Tekst: René Pennock, foto's: Kees Jongmans
Er zijn sinds de lockdowns meer mensen met een hond, de kinderen moeten af en toe uitgelaten worden en er is meer behoefte aan beweging, rust of 'er even uit zijn'. Steeds meer wandelaars ontdekken het bijzondere bosje. Het is voor iedereen vrij toegankelijk.
Gele hondstand
Sinds zijn pensionering is Kees Jongmans de Patersboswachter. Hij onderhoudt het bosje en krijgt af en toe materialen en beplanting van de gemeente, die eigenlijk eigenaar is. Zo kreeg Kees vorig jaar maar liefst 1000 bloembollen die hij met kinderen uit de wijk heeft geplant.

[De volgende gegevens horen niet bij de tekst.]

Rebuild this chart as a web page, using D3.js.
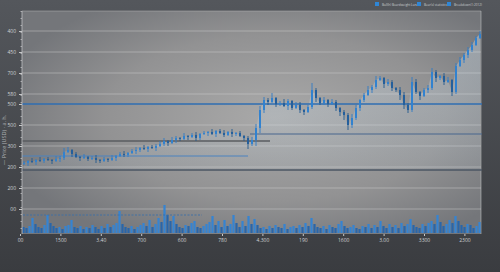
<!DOCTYPE html>
<html>
<head>
<meta charset="utf-8">
<script src="https://cdn.jsdelivr.net/npm/d3@7"></script>
<style>
  html, body { margin: 0; padding: 0; background: #45484c; }
  svg { display: block; }
  .axis text { font-family: "Open Sans", "DejaVu Sans", sans-serif; fill: #cfd1d4; }
</style>
</head>
<body>
<div id="chart"></div>
<script>
// Candle closes (price units), one per candle
const closes = [
  77, 79, 78, 80, 79, 81, 80, 79, 81, 82,
  88, 90, 86,
  83, 82, 83, 81, 82, 80, 79, 81, 80,
  82, 84, 86, 85, 87,
  89, 90, 92, 91, 93, 92, 94, 96,
  99, 97, 100, 102,
  101, 104, 103, 105, 102, 106,
  107, 108, 106, 109, 107, 105, 108, 106, 107, 104,
  102, 96, 100, 112,
  130, 140,
  138, 142, 136, 137, 134, 139, 132, 135, 130, 128, 133,
  150, 142, 137,
  140, 136, 138, 132, 128, 125,
  115, 122,
  132, 140, 145, 150, 153,
  160, 162, 156, 158,
  152, 150, 145, 135,
  130, 158,
  148, 144, 150, 152,
  168, 162, 164, 158, 160,
  148,
  174, 180, 185, 190,
  195, 202, 206
];
const firstOpen = 76;
const wickHi = [
  2, 1, 3, 1, 3, 1, 2, 1, 3, 2,  4, 3, 1,  2, 1, 3, 1, 2, 3, 1, 2, 1,
  3, 1, 2, 3, 1,  2, 3, 1, 3, 1, 2, 2, 3,  3, 1, 3, 2,  1, 3, 1, 2, 3, 1,
  2, 1, 3, 1, 2, 3, 1, 3, 1, 2,  1, 2, 3, 4,  4, 3,
  2, 5, 1, 2, 4, 2, 1, 3, 3, 1, 2,  7, 2, 1,  3, 1, 3, 2, 1, 2,  2, 4,
  3, 1, 2, 4, 2,  4, 2, 1, 3,  2, 1, 3, 3,  2, 5,  3, 1, 2, 3,
  4, 2, 1, 3, 3,  1,  3, 3, 2, 3,  3, 2, 3
];
const wickLo = [
  1, 3, 1, 3, 1, 2, 1, 3, 1, 3,  2, 1, 3,  1, 3, 1, 2, 1, 3, 2, 1, 2,
  1, 3, 1, 2, 2,  1, 3, 2, 1, 3, 1, 3, 1,  2, 3, 1, 3,  2, 1, 3, 1, 3, 2,
  1, 3, 1, 3, 1, 2, 1, 3, 2, 1,  3, 5, 2, 6,  5, 3,
  3, 1, 3, 2, 1, 4, 2, 1, 3, 3, 1,  2, 4, 2,  2, 3, 1, 3, 4, 5,  5, 3,
  2, 3, 2, 1, 3,  2, 1, 4, 2,  3, 2, 5, 4,  3, 2,  2, 4, 1, 3,
  2, 4, 2, 3, 1,  4,  2, 1, 3, 3,  2, 1, 1
];

// Volume bars
const volumes = [
  6, 5, 7, 15, 9, 6, 5, 8, 18, 10,
  7, 5, 6, 4, 7, 8, 13, 6, 5, 7,
  4, 6, 5, 8, 6, 4, 7, 5, 9, 6,
  8, 10, 22, 9, 6, 5, 7, 4, 6, 8,
  10, 7, 13, 6, 9, 15, 11, 28, 18, 12,
  17, 9, 6, 5, 8, 7, 10, 12, 6, 5,
  7, 9, 11, 17, 8, 12, 6, 13, 7, 9,
  18, 10, 6, 12, 7, 17, 9, 14, 8, 5,
  6, 4, 7, 5, 8, 6, 5, 9, 4, 6,
  7, 5, 8, 6, 10, 7, 15, 9, 6, 5,
  7, 4, 8, 6, 5, 9, 12, 7, 5, 6,
  8, 5, 4, 7, 6, 9, 5, 8, 6, 12,
  7, 5, 9, 6, 8, 5, 10, 7, 9, 14,
  8, 6, 5, 9, 7, 10, 12, 9, 18, 11,
  7, 9, 13, 10, 17, 12, 8, 6, 9, 8,
  5, 7, 11
];
const volumeAvg = 18;
const volumeAvgSpan = [0.25, 45];

// Horizontal levels: value, start index, end index
const levelValues = [136, 106, 99, 84, 70];
const levelStarts = [0, 57, 0, 0, 0];
const levelEnds = [115, 115, 62, 56.5, 115];

// Axis ticks
const yTickValues = [209, 188, 167, 146, 136, 115, 94, 73, 52, 31];
const yTickLabels = ["400", "450", "700", "580", "500", "500", "300", "200", "200", "00"];
const xTickValues = [-0.5, 9.6, 19.7, 29.8, 39.9, 50, 60.1, 70.2, 80.3, 90.4, 100.5, 110.6];
const xTickLabels = ["00", "1500", "3.40", "700", "600", "780", "4.300", "190", "1600", "3.00", "3300", "2300"];

const legendLabels = ["Bull(h) Boardweight Luna", "Bear(s) statistics", "Breakdown(1:2012)"];
const yTitle = "\u2014  Price (USD) \u00b7 a. h.";

const W = 500, H = 272;
const plot = { left: 22, right: 481, top: 11, bottom: 234 };

const svg = d3.select('#chart').append('svg')
    .attr('width', W)
    .attr('height', H);

const defs = svg.append('defs');

const bg = defs.append('linearGradient').attr('id', 'bg').attr('x1', 0).attr('y1', 0).attr('x2', 0).attr('y2', 1);
bg.append('stop').attr('offset', '0%').attr('stop-color', '#54575c');
bg.append('stop').attr('offset', '100%').attr('stop-color', '#3a3c40');

const plotBg = defs.append('radialGradient').attr('id', 'plotbg')
    .attr('cx', '55%').attr('cy', '48%').attr('r', '62%');
plotBg.append('stop').attr('offset', '0%').attr('stop-color', '#a9a9a9');
plotBg.append('stop').attr('offset', '60%').attr('stop-color', '#929293');
plotBg.append('stop').attr('offset', '100%').attr('stop-color', '#74767a');

const areaGrad = defs.append('linearGradient').attr('id', 'areagrad').attr('x1', 0).attr('y1', 0).attr('x2', 0).attr('y2', 1);
areaGrad.append('stop').attr('offset', '0%').attr('stop-color', '#d4e4f0').attr('stop-opacity', 0.38);
areaGrad.append('stop').attr('offset', '100%').attr('stop-color', '#c4d6e4').attr('stop-opacity', 0.12);

svg.append('rect').attr('width', W).attr('height', H).attr('fill', 'url(#bg)');

svg.append('rect')
    .attr('x', plot.left).attr('y', plot.top)
    .attr('width', plot.right - plot.left).attr('height', plot.bottom - plot.top)
    .attr('fill', 'url(#plotbg)');

// Scales
const x = d3.scaleLinear().domain([0, closes.length]).range([plot.left, 482]);
const y = d3.scaleLinear().domain([0, 230]).range([240, 10]);
const xVol = d3.scaleLinear().domain([0, volumes.length]).range([plot.left, plot.right]);
const yVol = d3.scaleLinear().domain([0, 33]).range([233, 200]);

// Candle records
const candles = closes.map((c, i) => {
    const o = i === 0 ? firstOpen : closes[i - 1];
    return {
        i, o, c,
        h: Math.max(o, c) + wickHi[i],
        l: Math.min(o, c) - wickLo[i]
    };
});

// Grid
const grid = svg.append('g');
grid.selectAll('line')
    .data(yTickValues.filter(v => !levelValues.includes(v)))
    .enter().append('line')
    .attr('x1', plot.left).attr('x2', plot.right)
    .attr('y1', d => y(d)).attr('y2', d => y(d))
    .attr('stroke', '#d6d6d6').attr('stroke-opacity', 0.55).attr('stroke-width', 0.8);

// Frame lines (top and right)
svg.append('line').attr('x1', plot.left).attr('x2', plot.right).attr('y1', plot.top).attr('y2', plot.top)
    .attr('stroke', '#b9babb').attr('stroke-opacity', 0.6).attr('stroke-width', 0.8);
svg.append('line').attr('x1', plot.right).attr('x2', plot.right).attr('y1', plot.top).attr('y2', plot.bottom)
    .attr('stroke', '#c4c5c6').attr('stroke-opacity', 0.7).attr('stroke-width', 0.8);

// Area under price
const area = d3.area()
    .x(d => x(d.i + 0.5))
    .y0(y(70))
    .y1(d => y(d.c));
svg.append('path').datum(candles).attr('d', area).attr('fill', 'url(#areagrad)');

// Levels
const levelColors = ['#2f6eb2', '#48668e', '#5a5c60', '#4b82bf', '#4b5663'];
const levelWidths = [1.4, 1.1, 1.5, 1, 1.6];
svg.append('g').selectAll('line')
    .data(levelValues)
    .enter().append('line')
    .attr('x1', (d, i) => x(levelStarts[i]))
    .attr('x2', (d, i) => x(levelEnds[i]))
    .attr('y1', d => y(d)).attr('y2', d => y(d))
    .attr('stroke', (d, i) => levelColors[i])
    .attr('stroke-width', (d, i) => levelWidths[i]);

// Candles
const cg = svg.append('g');
cg.selectAll('line')
    .data(candles)
    .enter().append('line')
    .attr('x1', d => x(d.i + 0.5)).attr('x2', d => x(d.i + 0.5))
    .attr('y1', d => y(d.h)).attr('y2', d => y(d.l))
    .attr('stroke', d => d.c >= d.o ? '#2f7ac6' : '#23598f')
    .attr('stroke-width', 0.9);
cg.selectAll('rect')
    .data(candles)
    .enter().append('rect')
    .attr('x', d => x(d.i + 0.5) - 1)
    .attr('width', 2)
    .attr('y', d => y(Math.max(d.o, d.c)))
    .attr('height', d => Math.max(1, Math.abs(y(d.o) - y(d.c))))
    .attr('fill', d => d.c >= d.o ? '#3282cf' : '#245f9c');

// Volume
svg.append('g').selectAll('rect')
    .data(volumes)
    .enter().append('rect')
    .attr('x', (d, i) => xVol(i) + 0.4)
    .attr('width', 2.2)
    .attr('y', d => yVol(d))
    .attr('height', d => yVol(0) - yVol(d))
    .attr('fill', (d, i) => i > 0 && d > volumes[i - 1] ? '#3584d2' : '#2866ab');

svg.append('line')
    .attr('x1', x(volumeAvgSpan[0])).attr('x2', x(volumeAvgSpan[1]))
    .attr('y1', yVol(volumeAvg)).attr('y2', yVol(volumeAvg))
    .attr('stroke', '#3d6fa8').attr('stroke-width', 0.9).attr('stroke-dasharray', '2,1.5');

// Axes
const yAxis = svg.append('g').attr('class', 'axis')
    .attr('transform', `translate(${plot.left},0)`)
    .call(d3.axisLeft(y).tickValues(yTickValues).tickFormat((d, i) => yTickLabels[i]).tickSize(3).tickPadding(3));
yAxis.select('.domain').attr('stroke', '#bfc1c3').attr('stroke-opacity', 0.8).attr('d', `M0,${plot.top}V${plot.bottom}`);
yAxis.selectAll('.tick line').attr('stroke', '#c7c8ca');
yAxis.selectAll('text').attr('font-size', 5);

const yMinor = svg.append('g')
    .attr('transform', `translate(${plot.left},0)`)
    .call(d3.axisLeft(y).tickValues(d3.range(12, 230, 7)).tickFormat('').tickSize(1.5));
yMinor.select('.domain').remove();
yMinor.selectAll('.tick line').attr('stroke', '#c7c8ca').attr('stroke-opacity', 0.7);

const xAxis = svg.append('g').attr('class', 'axis')
    .attr('transform', `translate(0,${plot.bottom})`)
    .call(d3.axisBottom(x).tickValues(xTickValues).tickFormat((d, i) => xTickLabels[i]).tickSize(2).tickPadding(2.5));
xAxis.select('.domain').remove();
xAxis.selectAll('.tick line').attr('stroke', '#c7c8ca');
xAxis.selectAll('text').attr('font-size', 5);

// Y title
svg.append('text')
    .attr('transform', 'translate(6,140) rotate(-90)')
    .attr('text-anchor', 'middle')
    .attr('font-family', '"Open Sans", "DejaVu Sans", sans-serif')
    .attr('font-size', 5.5)
    .attr('fill', '#aeb1b5')
    .text(yTitle);

// Legend
const legendX = [375, 417, 447];
const legend = svg.append('g');
legendLabels.forEach((lab, i) => {
    legend.append('rect')
        .attr('x', legendX[i]).attr('y', 2)
        .attr('width', 4).attr('height', 4)
        .attr('fill', '#2f86d6');
    legend.append('text')
        .attr('x', legendX[i] + 7).attr('y', 5.5)
        .attr('font-family', '"Open Sans", "DejaVu Sans", sans-serif')
        .attr('font-size', 3.1)
        .attr('fill', '#c9ccd0')
        .text(lab);
});
</script>
</body>
</html>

In deze tijd van het jaar ontspruit de natuur er voluit. De bollen bloeien, de daslook staat er fier bij en de bomen lopen uit, maar Kees ziet vooral wat er niet meer is: "De bloemen worden met bol en al uit de grond gerukt, hele hazelaars zijn verdwenen en er is een complete taxus van anderhalve meter met kluit en al gestolen. Natuurlijk mag iedereen wel eens een paar blaadjes van de daslook meenemen voor door het eten, maar hele planten roven is toch echt niet de bedoeling." Dieptepunt was toch wel de diefstal van de gele hondstand, een leliesoort met meer dan 30 variaties, waarvan er maar één in Europa voorkomt. "Wandelaars maakten foto's van het bijzondere plantje en nu is ie met knol en al uitgegraven. Een buurtbewoonster plaatste een in memoriamtekst met een foto van het plantje op de plek waar hij gestaan heeft", vertelt Kees somber.
Wedstrijd
Vormgever en buurtbewoner Jac. Splinter bedacht een actieplan: "Ik wil bordjes maken voor bij de ingangen om bezoekers van ons Patersbosje erop te wijzen, dat ze de bloemen, bomen en planten met rust moeten laten, zodat iedereen ervan kan genieten. Ik maak er een wedstrijd van. De leukste of beste leus komt op de bordjes te staan. De maakster van de in memoriamtekst mag ze komen onthullen als ze zich bij mij of bij Kees bekend maakt." Inzendingen kunnen tot 1 juli gepost worden op de Museum Kamstraat 52.